Collected material:
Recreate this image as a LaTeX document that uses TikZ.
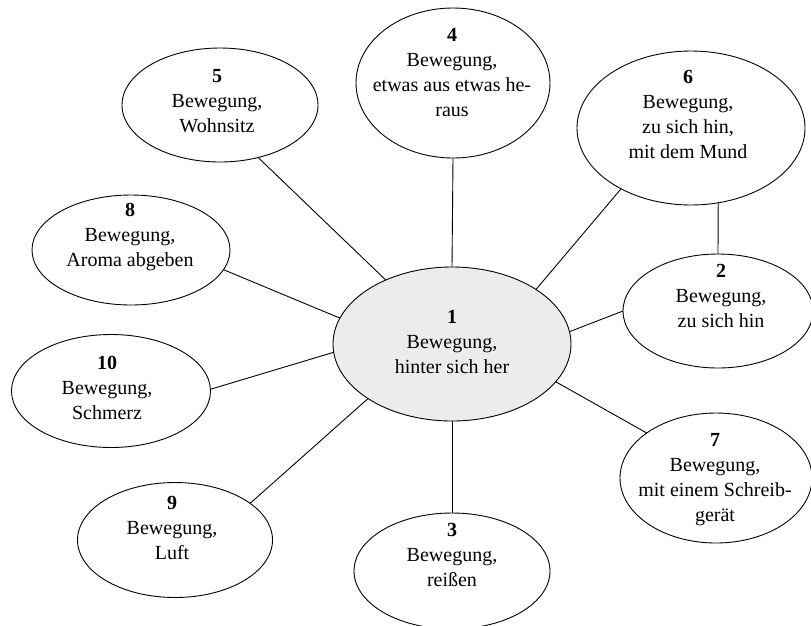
\documentclass[tikz,border=0pt]{standalone}
\usepackage{fontspec}
\setmainfont{Liberation Serif}
\usetikzlibrary{shapes.geometric}
\definecolor{centerfill}{RGB}{236,236,236}
\begin{document}
\begin{tikzpicture}[x=1pt,y=-1pt,
  bub/.style={ellipse, draw, line width=0.9pt, inner sep=0pt, outer sep=0pt},
  txt/.style={anchor=north, align=center, inner sep=0pt, font=\fontsize{20}{25}\selectfont},
  link/.style={draw, line width=0.9pt}]
\useasboundingbox (0,0) rectangle (811,625);
% ellipses
\node[bub, fill=centerfill, minimum width=238pt, minimum height=154pt] (e1) at (452,344) {};
\node[bub, minimum width=194pt, minimum height=150pt] (e4) at (453,83) {};
\node[bub, minimum width=196pt, minimum height=114pt] (e5) at (220,105) {};
\node[bub, minimum width=228pt, minimum height=154pt] (e6) at (691,128) {};
\node[bub, minimum width=198pt, minimum height=110pt] (e8) at (131,250) {};
\node[bub, minimum width=190pt, minimum height=114pt] (e2) at (718,311) {};
\node[bub, minimum width=199pt, minimum height=113pt] (e10) at (111,391) {};
\node[bub, minimum width=192pt, minimum height=130pt] (e7) at (716,478) {};
\node[bub, minimum width=195pt, minimum height=115pt] (e9) at (175,540) {};
\node[bub, minimum width=196pt, minimum height=116pt] (e3) at (452,571) {};
% texts
\node[txt] (t1) at (452,310) {\textbf{1}\\Bewegung,\\hinter sich her};
\node[txt] (t4) at (452,28) {\textbf{4}\\Bewegung,\\etwas aus etwas he-\\raus};
\node[txt] (t5) at (217,69) {\textbf{5}\\Bewegung,\\Wohnsitz};
\node[txt] (t6) at (688,70) {\textbf{6}\\Bewegung,\\zu sich hin,\\mit dem Mund};
\node[txt] (t8) at (130,203) {\textbf{8}\\Bewegung,\\Aroma abgeben};
\node[txt] (t2) at (721,264) {\textbf{2}\\Bewegung,\\zu sich hin};
\node[txt] (t10) at (107,356) {\textbf{10}\\Bewegung,\\Schmerz};
\node[txt] (t7) at (715,433) {\textbf{7}\\Bewegung,\\mit einem Schreib-\\gerät};
\node[txt] (t9) at (172,496) {\textbf{9}\\Bewegung,\\Luft};
\node[txt] (t3) at (452,523) {\textbf{3}\\Bewegung,\\reißen};
% connectors
\draw[link] (e5.-54) -- (e1.136);
\draw[link] (e4.south) -- (e1.north);
\draw[link] (e6.221) -- (e1.33);
\draw[link] (e6.-70.1) -- (e2.north);
\draw[link] (e2.180) -- (e1.6);
\draw[link] (e7.147) -- (e1.-20);
\draw[link] (e3.north) -- (e1.south);
\draw[link] (e9.26) -- (e1.213.5);
\draw[link] (e10.1) -- (e1.184);
\draw[link] (e8.-12.6) -- (e1.167);
\end{tikzpicture}
\end{document}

Your task: Print the whole listing above once more, word for word, without its pictures.

Written solution:
Recreate this image as a LaTeX document that uses TikZ.
\documentclass[tikz,border=0pt]{standalone}
\usepackage{fontspec}
\setmainfont{Liberation Serif}
\usetikzlibrary{shapes.geometric}
\definecolor{centerfill}{RGB}{236,236,236}
\begin{document}
\begin{tikzpicture}[x=1pt,y=-1pt,
  bub/.style={ellipse, draw, line width=0.9pt, inner sep=0pt, outer sep=0pt},
  txt/.style={anchor=north, align=center, inner sep=0pt, font=\fontsize{20}{25}\selectfont},
  link/.style={draw, line width=0.9pt}]
\useasboundingbox (0,0) rectangle (811,625);
% ellipses
\node[bub, fill=centerfill, minimum width=238pt, minimum height=154pt] (e1) at (452,344) {};
\node[bub, minimum width=194pt, minimum height=150pt] (e4) at (453,83) {};
\node[bub, minimum width=196pt, minimum height=114pt] (e5) at (220,105) {};
\node[bub, minimum width=228pt, minimum height=154pt] (e6) at (691,128) {};
\node[bub, minimum width=198pt, minimum height=110pt] (e8) at (131,250) {};
\node[bub, minimum width=190pt, minimum height=114pt] (e2) at (718,311) {};
\node[bub, minimum width=199pt, minimum height=113pt] (e10) at (111,391) {};
\node[bub, minimum width=192pt, minimum height=130pt] (e7) at (716,478) {};
\node[bub, minimum width=195pt, minimum height=115pt] (e9) at (175,540) {};
\node[bub, minimum width=196pt, minimum height=116pt] (e3) at (452,571) {};
% texts
\node[txt] (t1) at (452,310) {\textbf{1}\\Bewegung,\\hinter sich her};
\node[txt] (t4) at (452,28) {\textbf{4}\\Bewegung,\\etwas aus etwas he-\\raus};
\node[txt] (t5) at (217,69) {\textbf{5}\\Bewegung,\\Wohnsitz};
\node[txt] (t6) at (688,70) {\textbf{6}\\Bewegung,\\zu sich hin,\\mit dem Mund};
\node[txt] (t8) at (130,203) {\textbf{8}\\Bewegung,\\Aroma abgeben};
\node[txt] (t2) at (721,264) {\textbf{2}\\Bewegung,\\zu sich hin};
\node[txt] (t10) at (107,356) {\textbf{10}\\Bewegung,\\Schmerz};
\node[txt] (t7) at (715,433) {\textbf{7}\\Bewegung,\\mit einem Schreib-\\gerät};
\node[txt] (t9) at (172,496) {\textbf{9}\\Bewegung,\\Luft};
\node[txt] (t3) at (452,523) {\textbf{3}\\Bewegung,\\reißen};
% connectors
\draw[link] (e5.-54) -- (e1.136);
\draw[link] (e4.south) -- (e1.north);
\draw[link] (e6.221) -- (e1.33);
\draw[link] (e6.-70.1) -- (e2.north);
\draw[link] (e2.180) -- (e1.6);
\draw[link] (e7.147) -- (e1.-20);
\draw[link] (e3.north) -- (e1.south);
\draw[link] (e9.26) -- (e1.213.5);
\draw[link] (e10.1) -- (e1.184);
\draw[link] (e8.-12.6) -- (e1.167);
\end{tikzpicture}
\end{document}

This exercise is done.